What you should do:
Provide an exact copy of the data, excluding the images.

(Part of a data file)
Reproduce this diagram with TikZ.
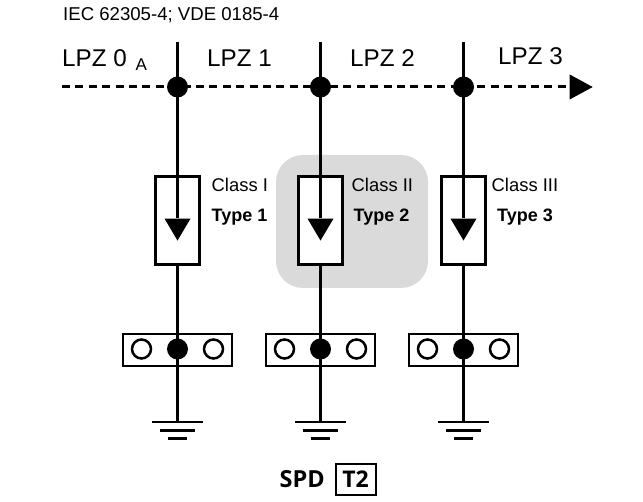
\documentclass[tikz,border=0pt]{standalone}
\usepackage{fontspec}
\setmainfont{Liberation Sans}
\newfontfamily\spdfont{Open Sans}
\usetikzlibrary{shapes.geometric}
\definecolor{zonegrey}{RGB}{218,218,218}
\tikzset{
  wire/.style={draw=black,line width=3.1pt},
  gndline/.style={draw=black,line width=2.8pt},
  dot/.style={circle,fill=black,draw=none,minimum size=21pt,inner sep=0pt},
  hole/.style={circle,fill=white,draw=black,line width=2.5pt,minimum size=19pt,inner sep=0pt},
  spdbox/.style={rectangle,fill=white,draw=black,line width=3pt,minimum width=44pt,minimum height=88pt,inner sep=0pt},
  busbar/.style={rectangle,fill=white,draw=black,line width=2.8pt,minimum width=109pt,minimum height=32pt,inner sep=0pt},
  tip/.style={isosceles triangle,isosceles triangle apex angle=60,shape border rotate=-90,fill=black,draw=none,minimum height=22pt,inner sep=0pt,isosceles triangle stretches=true,minimum width=26pt},
  zonetxt/.style={font=\fontsize{24.2}{26}\selectfont,inner sep=0pt,anchor=base west},
  classtxt/.style={font=\fontsize{18.4}{20}\selectfont,inner sep=0pt,anchor=base west},
  typetxt/.style={font=\fontsize{18}{20}\selectfont\bfseries,inner sep=0pt,anchor=base west}
}
\begin{document}
\begin{tikzpicture}[x=1pt,y=-1pt]
\useasboundingbox (0,0) rectangle (643,502);
\fill[zonegrey,rounded corners=27pt] (276,155) rectangle (428,288);
\node[inner sep=0pt,anchor=base west,font=\fontsize{18.6}{20}\selectfont] (std) at (63,20.5) {IEC 62305-4; VDE 0185-4};
\node[zonetxt] (z0) at (62,67) {LPZ 0};
\node[inner sep=0pt,anchor=base west,font=\fontsize{17}{18}\selectfont] (z0a) at (135.5,71) {A};
\node[zonetxt] (z1) at (207,67) {LPZ 1};
\node[zonetxt] (z2) at (350,67) {LPZ 2};
\node[zonetxt] (z3) at (498,65) {LPZ 3};
% main dashed line
\coordinate (ls) at (62,87);
\node[isosceles triangle,isosceles triangle apex angle=60,fill=black,draw=none,inner sep=0pt,minimum height=23pt,minimum width=25pt,isosceles triangle stretches=true,anchor=lower side] (la) at (569.5,87) {};
\draw[line width=3pt,dash pattern=on 8pt off 5.4pt] (ls) -- (la.lower side);
% columns
\foreach \n/\x/\lab/\typ/\clx/\tpx in {a/177.5/Class I/Type 1/211.5/211.5,b/320.5/Class II/Type 2/351.5/353.5,c/463.5/Class III/Type 3/491.5/497}{
  \coordinate (top\n) at (\x,42);
  \node[dot] (j\n) at (\x,87) {};
  \node[spdbox] (s\n) at (\x,221) {};
  \node[busbar] (b\n) at (\x,350) {};
  \coordinate (g1\n) at (\x,422);
  \coordinate (g2\n) at (\x,430.5);
  \coordinate (g3\n) at (\x,438.5);
  \draw[wire] (top\n) -- (j\n.center) -- (s\n.north) -- (\x,218);
  \draw[wire] (s\n.south) -- (b\n.north);
  \draw[wire] (b\n.south) -- (g1\n);
  \draw[wire] (b\n.north) -- (b\n.south);
  \node[tip] (t\n) at (\x,226) {};
  \node[dot] (d\n) at (\x,349) {};
  \node[hole] (l\n) at (\x-36,349) {};
  \node[hole] (r\n) at (\x+36,349) {};
  \draw[gndline] ([xshift=-25.5pt]g1\n) -- ([xshift=25.5pt]g1\n);
  \draw[gndline] ([xshift=-17.5pt]g2\n) -- ([xshift=17.5pt]g2\n);
  \draw[gndline] ([xshift=-9.5pt]g3\n) -- ([xshift=9.5pt]g3\n);
  \node[classtxt] (cl\n) at (\clx,192) {\lab};
  \node[typetxt] (ty\n) at (\tpx,221.5) {\typ};
}
% SPD label
\node[inner sep=0pt,anchor=base west,font=\spdfont\fontsize{23.5}{25}\selectfont\bfseries] (spd) at (279.5,488) {SPD};
\node[draw=black,line width=2pt,inner sep=0pt,minimum width=40pt,minimum height=31pt,font=\spdfont\fontsize{23}{25}\selectfont\bfseries,text depth=0pt] (t2) at (355.5,479.5) {T2};
\end{tikzpicture}
\end{document}
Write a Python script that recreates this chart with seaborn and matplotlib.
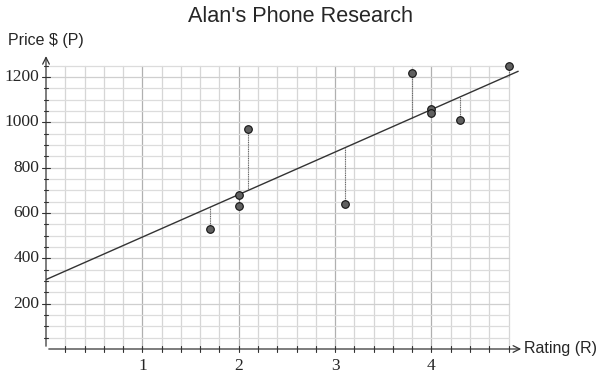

Worked answer:
Reproduce this diagram with TikZ.
\documentclass[tikz,border=0pt]{standalone}
\usepackage{fontspec}
\setmainfont{Liberation Sans}
\newfontfamily\spdfont{Open Sans}
\usetikzlibrary{shapes.geometric}
\definecolor{zonegrey}{RGB}{218,218,218}
\tikzset{
  wire/.style={draw=black,line width=3.1pt},
  gndline/.style={draw=black,line width=2.8pt},
  dot/.style={circle,fill=black,draw=none,minimum size=21pt,inner sep=0pt},
  hole/.style={circle,fill=white,draw=black,line width=2.5pt,minimum size=19pt,inner sep=0pt},
  spdbox/.style={rectangle,fill=white,draw=black,line width=3pt,minimum width=44pt,minimum height=88pt,inner sep=0pt},
  busbar/.style={rectangle,fill=white,draw=black,line width=2.8pt,minimum width=109pt,minimum height=32pt,inner sep=0pt},
  tip/.style={isosceles triangle,isosceles triangle apex angle=60,shape border rotate=-90,fill=black,draw=none,minimum height=22pt,inner sep=0pt,isosceles triangle stretches=true,minimum width=26pt},
  zonetxt/.style={font=\fontsize{24.2}{26}\selectfont,inner sep=0pt,anchor=base west},
  classtxt/.style={font=\fontsize{18.4}{20}\selectfont,inner sep=0pt,anchor=base west},
  typetxt/.style={font=\fontsize{18}{20}\selectfont\bfseries,inner sep=0pt,anchor=base west}
}
\begin{document}
\begin{tikzpicture}[x=1pt,y=-1pt]
\useasboundingbox (0,0) rectangle (643,502);
\fill[zonegrey,rounded corners=27pt] (276,155) rectangle (428,288);
\node[inner sep=0pt,anchor=base west,font=\fontsize{18.6}{20}\selectfont] (std) at (63,20.5) {IEC 62305-4; VDE 0185-4};
\node[zonetxt] (z0) at (62,67) {LPZ 0};
\node[inner sep=0pt,anchor=base west,font=\fontsize{17}{18}\selectfont] (z0a) at (135.5,71) {A};
\node[zonetxt] (z1) at (207,67) {LPZ 1};
\node[zonetxt] (z2) at (350,67) {LPZ 2};
\node[zonetxt] (z3) at (498,65) {LPZ 3};
% main dashed line
\coordinate (ls) at (62,87);
\node[isosceles triangle,isosceles triangle apex angle=60,fill=black,draw=none,inner sep=0pt,minimum height=23pt,minimum width=25pt,isosceles triangle stretches=true,anchor=lower side] (la) at (569.5,87) {};
\draw[line width=3pt,dash pattern=on 8pt off 5.4pt] (ls) -- (la.lower side);
% columns
\foreach \n/\x/\lab/\typ/\clx/\tpx in {a/177.5/Class I/Type 1/211.5/211.5,b/320.5/Class II/Type 2/351.5/353.5,c/463.5/Class III/Type 3/491.5/497}{
  \coordinate (top\n) at (\x,42);
  \node[dot] (j\n) at (\x,87) {};
  \node[spdbox] (s\n) at (\x,221) {};
  \node[busbar] (b\n) at (\x,350) {};
  \coordinate (g1\n) at (\x,422);
  \coordinate (g2\n) at (\x,430.5);
  \coordinate (g3\n) at (\x,438.5);
  \draw[wire] (top\n) -- (j\n.center) -- (s\n.north) -- (\x,218);
  \draw[wire] (s\n.south) -- (b\n.north);
  \draw[wire] (b\n.south) -- (g1\n);
  \draw[wire] (b\n.north) -- (b\n.south);
  \node[tip] (t\n) at (\x,226) {};
  \node[dot] (d\n) at (\x,349) {};
  \node[hole] (l\n) at (\x-36,349) {};
  \node[hole] (r\n) at (\x+36,349) {};
  \draw[gndline] ([xshift=-25.5pt]g1\n) -- ([xshift=25.5pt]g1\n);
  \draw[gndline] ([xshift=-17.5pt]g2\n) -- ([xshift=17.5pt]g2\n);
  \draw[gndline] ([xshift=-9.5pt]g3\n) -- ([xshift=9.5pt]g3\n);
  \node[classtxt] (cl\n) at (\clx,192) {\lab};
  \node[typetxt] (ty\n) at (\tpx,221.5) {\typ};
}
% SPD label
\node[inner sep=0pt,anchor=base west,font=\spdfont\fontsize{23.5}{25}\selectfont\bfseries] (spd) at (279.5,488) {SPD};
\node[draw=black,line width=2pt,inner sep=0pt,minimum width=40pt,minimum height=31pt,font=\spdfont\fontsize{23}{25}\selectfont\bfseries,text depth=0pt] (t2) at (355.5,479.5) {T2};
\end{tikzpicture}
\end{document}
Write a Python script that recreates this chart with seaborn and matplotlib.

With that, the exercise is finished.